Katherine Johnson prend sa retraite en 1986, après 33 ans passés à la NASA. Mais elle ne cesse pas pour autant de porter haut les couleurs des sciences. Elle se rend disponible pour animer des panels, répondre à des interviews et encourager les jeunes générations, notamment les filles et les minorités sous-représentées, à s’orienter vers les filières STEM.

Elle leur répète souvent que les mathématiques sont partout, qu’il s’agisse de comprendre le mouvement des planètes ou de calculer un simple pourcentage.
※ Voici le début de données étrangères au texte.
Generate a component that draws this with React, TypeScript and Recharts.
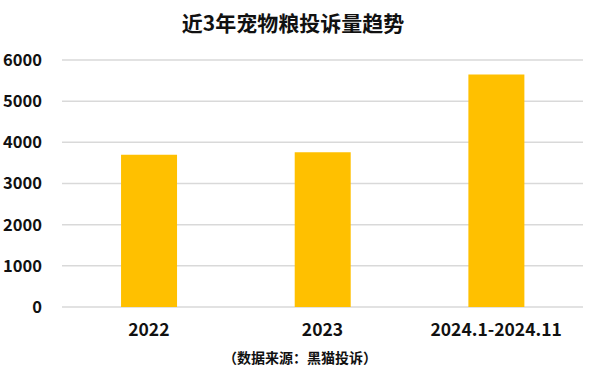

Cette pédagogie, qui l’a accompagnée durant sa période d’enseignante, s’exprime avec d’autant plus de force qu’elle peut citer ses propres réalisations. Lorsque les étudiants découvrent que ses calculs ont joué un rôle clé dans les voyages spatiaux américains, ils réalisent que les nombres peuvent littéralement pousser l’humanité à franchir des frontières insoupçonnées.

Au fil du temps, la NASA crée des événements pour honorer ses plus grands « cerveaux », et Katherine Johnson est souvent conviée comme invitée d’honneur. Un institut porte même son nom, le Katherine G. Johnson Science Technology Institute, témoignant de l’impact durable de son travail.

L’héritage vivant d’une pionnière

Katherine Johnson s’éteint le 24 février 2020, à l’âge de 101 ans. Sa longévité reflète la passion qu’elle a nourrie tout au long de sa vie pour la recherche et la précision mathématique. Elle a laissé derrière elle un héritage qui transcende les barrières politiques, sociétales ou technologiques.

Un modèle pour l’inclusion

À l’heure où l’on discute de diversité et d’équité dans les carrières scientifiques, vous pouvez vous inspirer de son histoire. Elle prouve que les compétences, la persévérance et la volonté peuvent transformer les statistiques et renverser les préjugés. À une époque où les femmes afro-américaines sont souvent cantonnées à des emplois subalternes, Katherine Johnson s’est hissée au rang de figure centrale dans la conquête spatiale.

Des missions sauvées par les mathématiques

Son parcours illustre aussi la puissance des sciences exactes. La NASA, en pleine course à l’espace, a réussi ses missions les plus audacieuses grâce à la qualité des calculs de trajectoires et de rentrées atmosphériques. Sans ces chiffres, validés et vérifiés par Katherine Johnson, John Glenn n’aurait pas orbité la Terre en toute sécurité, et les missions Apollo auraient connu bien plus de risques d’échec.

L’exploration spatiale est largement tributaire de la précision mathématique et de la physique. Katherine Johnson en fut l’incarnation vivante : fiable, méthodique, exigeante. En dépit d’ordinateurs dernier cri, les équipes continuaient de faire appel à elle pour s’assurer que tout soit exact.

Conclusion : à vous d’écrire la suite

Que retenir de la vie de Katherine Johnson ? D’abord, que la passion pour un domaine comme les mathématiques peut vous emmener beaucoup plus loin que vous ne l’imaginez. Les obstacles initiaux, qu’ils soient d’ordre social, économique ou culturel, ne sont pas infranchissables. Avec une détermination à toute épreuve, Katherine Johnson a non seulement surmonté ces défis, mais elle a sauvé la réussite de missions qui resteront à jamais gravées dans l’histoire de l’humanité.

Les chiffres, si souvent considérés comme abstraits, deviennent chez elle un levier pour repousser nos frontières, allant de la Terre jusqu’à la Lune. Sa rigueur, son acharnement et son courage démontrent qu’aucun rêve n’est hors de portée si on s’y consacre corps et âme.

Son héritage, vous pouvez le perpétuer en valorisant l’éducation et la curiosité scientifique. Peut-être vous sentez-vous appelé à marcher sur ses traces : rien ne vous empêche d’explorer, d’apprendre, d’oser vous aussi poser des questions, remettre en cause l’ordre établi et prendre votre place aux réunions où l’on décide de l’avenir.

En fin de compte, Katherine Johnson nous a prouvé qu’il suffit parfois d’un esprit brillant, armé d’une passion inébranlable pour les maths, pour changer la destinée d’une agence spatiale, d’un pays, et même de toute l’humanité.